I tend to get a little grumpy leading up to my long runs. I think this is because I am trying to get in the right frame of mind. Sometimes I don't feel like running and I force myself to because I have to get the miles in. Usually, as I settle into a run, I am am able to change that mental state because I enjoy it once I start and am able to tune out all of life distractions.
Sometimes I am spot on mentally when it comes to my run. I have a strategy for my run, mentally I am strong to make it a great run and I am ready. Other times I am mentally there and have the attitude that the run will be what it will be and I will just enjoy it. I go through all of these mental running states on a weekly basis. I am never consistent with my mental running states there are so many factors that determine it and sometimes I just think too much. I can usually always turn my mental state into what I need it to be during a run though.
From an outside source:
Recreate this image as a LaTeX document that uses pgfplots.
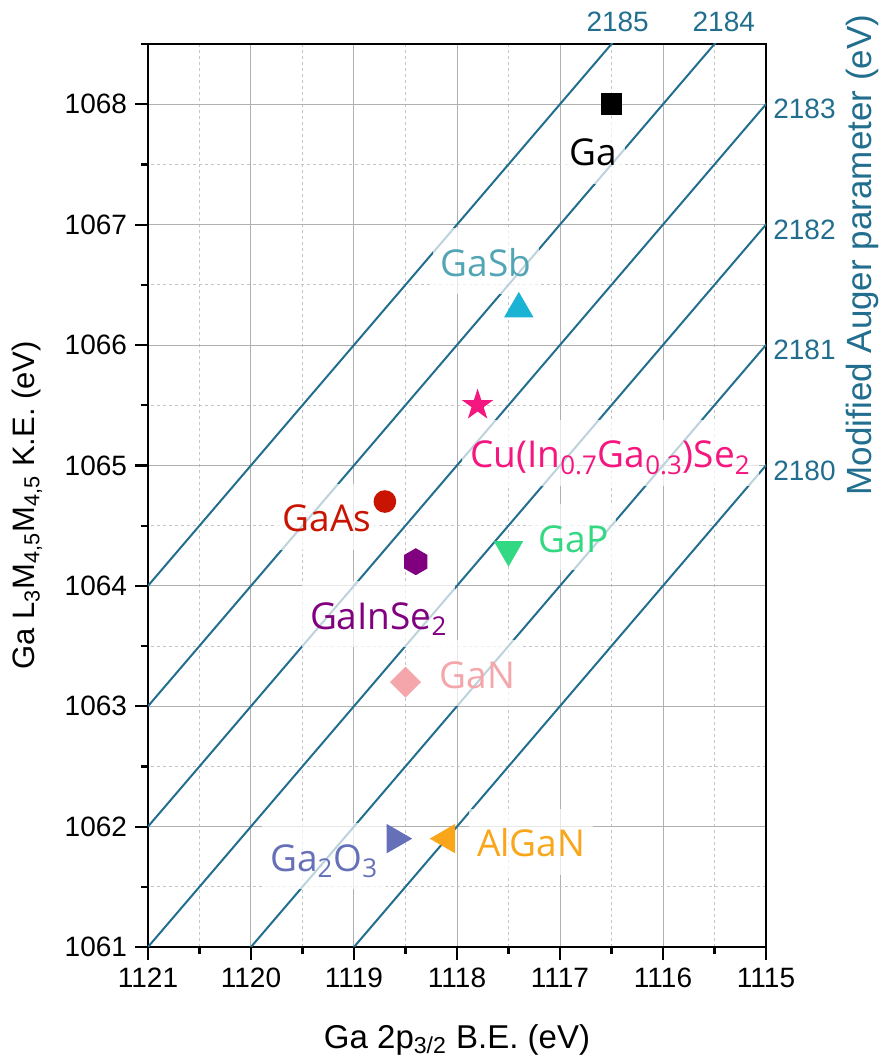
\documentclass[border=0pt]{standalone}
\usepackage{fontspec}
\setmainfont{Liberation Sans}
\newfontfamily\labfont{Open Sans}
\usepackage{pgfplots}
\pgfplotsset{compat=1.18}

\definecolor{lineblue}{HTML}{216E8E}
\definecolor{cGaSbT}{HTML}{52A5B5}
\definecolor{cGaSb}{HTML}{1AB3D4}
\definecolor{cCIGS}{HTML}{F5167F}
\definecolor{cGaAs}{HTML}{C81400}
\definecolor{cGaInSe}{HTML}{800080}
\definecolor{cGaP}{HTML}{33D882}
\definecolor{cGaN}{HTML}{F4A6AA}
\definecolor{cGaO}{HTML}{6670B8}
\definecolor{cAlGaN}{HTML}{F9A61A}
\definecolor{gmaj}{HTML}{B0B0B0}
\definecolor{gmin}{HTML}{C4C4C4}

\pgfdeclareplotmark{hexagon*}{%
  \pgfpathmoveto{\pgfpointpolar{90}{\pgfplotmarksize}}%
  \pgfpathlineto{\pgfpointpolar{150}{\pgfplotmarksize}}%
  \pgfpathlineto{\pgfpointpolar{210}{\pgfplotmarksize}}%
  \pgfpathlineto{\pgfpointpolar{270}{\pgfplotmarksize}}%
  \pgfpathlineto{\pgfpointpolar{330}{\pgfplotmarksize}}%
  \pgfpathlineto{\pgfpointpolar{30}{\pgfplotmarksize}}%
  \pgfpathclose
  \pgfusepathqfillstroke
}
\pgfdeclareplotmark{fstar}{%
  \pgfpathmoveto{\pgfpointpolar{90}{\pgfplotmarksize}}%
  \pgfpathlineto{\pgfpointpolar{126}{0.382\pgfplotmarksize}}%
  \pgfpathlineto{\pgfpointpolar{162}{\pgfplotmarksize}}%
  \pgfpathlineto{\pgfpointpolar{198}{0.382\pgfplotmarksize}}%
  \pgfpathlineto{\pgfpointpolar{234}{\pgfplotmarksize}}%
  \pgfpathlineto{\pgfpointpolar{270}{0.382\pgfplotmarksize}}%
  \pgfpathlineto{\pgfpointpolar{306}{\pgfplotmarksize}}%
  \pgfpathlineto{\pgfpointpolar{342}{0.382\pgfplotmarksize}}%
  \pgfpathlineto{\pgfpointpolar{18}{\pgfplotmarksize}}%
  \pgfpathlineto{\pgfpointpolar{54}{0.382\pgfplotmarksize}}%
  \pgfpathclose
  \pgfusepathqfillstroke
}

\tikzset{dlab/.style={font=\labfont\fontsize{18.5}{22}\selectfont, anchor=base,
  fill=white, fill opacity=0.7, text opacity=1, inner xsep=4pt, inner ysep=3pt,
  text height=21pt, text depth=6pt},
  alab/.style={lineblue, font=\fontsize{14}{16}\selectfont, inner sep=0pt}}

\begin{document}
\begin{tikzpicture}
\begin{axis}[name=ax, scale only axis, width=309pt, height=451.5pt,
  clip mode=individual,
  x dir=reverse, xmin=1115, xmax=1121, ymin=1061, ymax=1068.5,
  xtick={1115,1116,...,1121}, ytick={1061,1062,...,1068},
  minor xtick={1115.5,1116.5,...,1120.5},
  minor ytick={1061.5,1062.5,...,1068},
  tick pos=left,
  xmajorgrids=true, ymajorgrids=true, xminorgrids=true, yminorgrids=true,
  major grid style={gmaj, line width=0.5pt},
  minor grid style={gmin, line width=0.5pt, dash pattern=on 1.5pt off 1.5pt},
  every axis/.append style={line width=1.3pt},
  major tick style={black, line width=1.1pt},
  minor tick style={black, line width=1.1pt},
  tick align=outside, major tick length=6.5pt, minor tick length=3.5pt,
  /pgf/number format/assume math mode=true,
  /pgf/number format/1000 sep={},
  ticklabel style={font=\fontsize{14}{16}\selectfont},
]
% constant modified Auger parameter lines (KE + BE = const)
\addplot[lineblue, line width=1pt] coordinates {(1121,1064) (1114,1071)};
\addplot[lineblue, line width=1pt] coordinates {(1121,1063) (1114,1070)};
\addplot[lineblue, line width=1pt] coordinates {(1121,1062) (1114,1069)};
\addplot[lineblue, line width=1pt] coordinates {(1121,1061) (1114,1068)};
\addplot[lineblue, line width=1pt] coordinates {(1121,1060) (1114,1067)};
\addplot[lineblue, line width=1pt] coordinates {(1121,1059) (1114,1066)};

% labels
\node[dlab, text=black] at (axis cs:1116.68,1067.49) {Ga};
\node[dlab, text=cGaSbT] at (axis cs:1117.72,1066.57) {GaSb};
\node[dlab, text=cCIGS] at (axis cs:1116.51,1064.98) {Cu(In\textsubscript{0.7}Ga\textsubscript{0.3})Se\textsubscript{2}};
\node[dlab, text=cGaAs] at (axis cs:1119.26,1064.45) {GaAs};
\node[dlab, text=cGaInSe] at (axis cs:1118.76,1063.64) {GaInSe\textsubscript{2}};
\node[dlab, text=cGaP] at (axis cs:1116.87,1064.28) {GaP};
\node[dlab, text=cGaN] at (axis cs:1117.80,1063.15) {GaN};
\node[dlab, text=cGaO] at (axis cs:1119.29,1061.63) {Ga\textsubscript{2}O\textsubscript{3}};
\node[dlab, text=cAlGaN] at (axis cs:1117.28,1061.75) {AlGaN};

% data points
\addplot[only marks, mark=square*, mark size=4.75pt, black] coordinates {(1116.5,1068.0)};
\addplot[only marks, mark=triangle*, mark size=7.2pt, cGaSb] coordinates {(1117.4,1066.3)};
\addplot[only marks, mark=fstar, mark size=6.2pt, cCIGS] coordinates {(1117.8,1065.5)};
\addplot[only marks, mark=*, mark size=5pt, cGaAs] coordinates {(1118.7,1064.7)};
\addplot[only marks, mark=hexagon*, mark size=6pt, cGaInSe] coordinates {(1118.4,1064.2)};
\addplot[only marks, mark=triangle*, mark size=7.2pt, mark options={rotate=180}, cGaP] coordinates {(1117.5,1064.3)};
\addplot[only marks, mark=square*, mark size=4.8pt, mark options={rotate=45}, cGaN] coordinates {(1118.5,1063.2)};
\addplot[only marks, mark=triangle*, mark size=7.2pt, mark options={rotate=-90}, cGaO] coordinates {(1118.6,1061.9)};
\addplot[only marks, mark=triangle*, mark size=7.2pt, mark options={rotate=90}, cAlGaN] coordinates {(1118.1,1061.9)};

% modified Auger parameter labels
\node[alab, anchor=base] at ([yshift=6pt]axis cs:1116.44,1068.5) {2185};
\node[alab, anchor=base] at ([yshift=6pt]axis cs:1115.41,1068.5) {2184};
\node[alab, anchor=west] at ([xshift=3pt,yshift=-2.5pt]axis cs:1115,1068) {2183};
\node[alab, anchor=west] at ([xshift=3pt,yshift=-2.5pt]axis cs:1115,1067) {2182};
\node[alab, anchor=west] at ([xshift=3pt,yshift=-2.5pt]axis cs:1115,1066) {2181};
\node[alab, anchor=west] at ([xshift=3pt,yshift=-2.5pt]axis cs:1115,1065) {2180};
\end{axis}

\node[font=\fontsize{16.5}{19}\selectfont] at ([yshift=-46.5pt]ax.south) {Ga 2p\textsubscript{3/2} B.E. (eV)};
\node[font=\fontsize{15.5}{18}\selectfont, rotate=90] at ([xshift=-60.5pt,yshift=-5pt]ax.west) {Ga L\textsubscript{3}M\textsubscript{4,5}M\textsubscript{4,5} K.E. (eV)};
\node[font=\fontsize{17.5}{20}\selectfont, rotate=90, text=lineblue] at ([xshift=48pt,yshift=-105.5pt]ax.north east) {Modified Auger parameter (eV)};

\pgfresetboundingbox
\path ([xshift=-74pt,yshift=-58.5pt]ax.south west) rectangle ([xshift=59pt,yshift=22pt]ax.north east);
\end{tikzpicture}
\end{document}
My physical state is out of my control to some degree. I can take care of my body and be smart but while on a run, I can't prevent aches and pains and blisters. Some days I feel amazing physically and my body tells me to go faster and further. Other days I start running and feel like I am running in place or in quick sand. Some days my legs feel fresh and light and other days they weigh a ton.
The perfect run is a balance of these two. The mind can over power the body to some degree and the body can change the mind at times too. There needs to be balance. The mind needs to be ready and positive for the run. It needs to over power the body and be smart and in tune. The body needs to be strong and steady and needs to support the state of mind.
I am more mentally strong than I am physically. My mind can push me through a lot but at times I need to stop and listen to my body. My mind will get me and my body through this training and this race. My body will remind my mind that I can keep going and go faster and recover!
I am training for that perfect balance between the mind and body!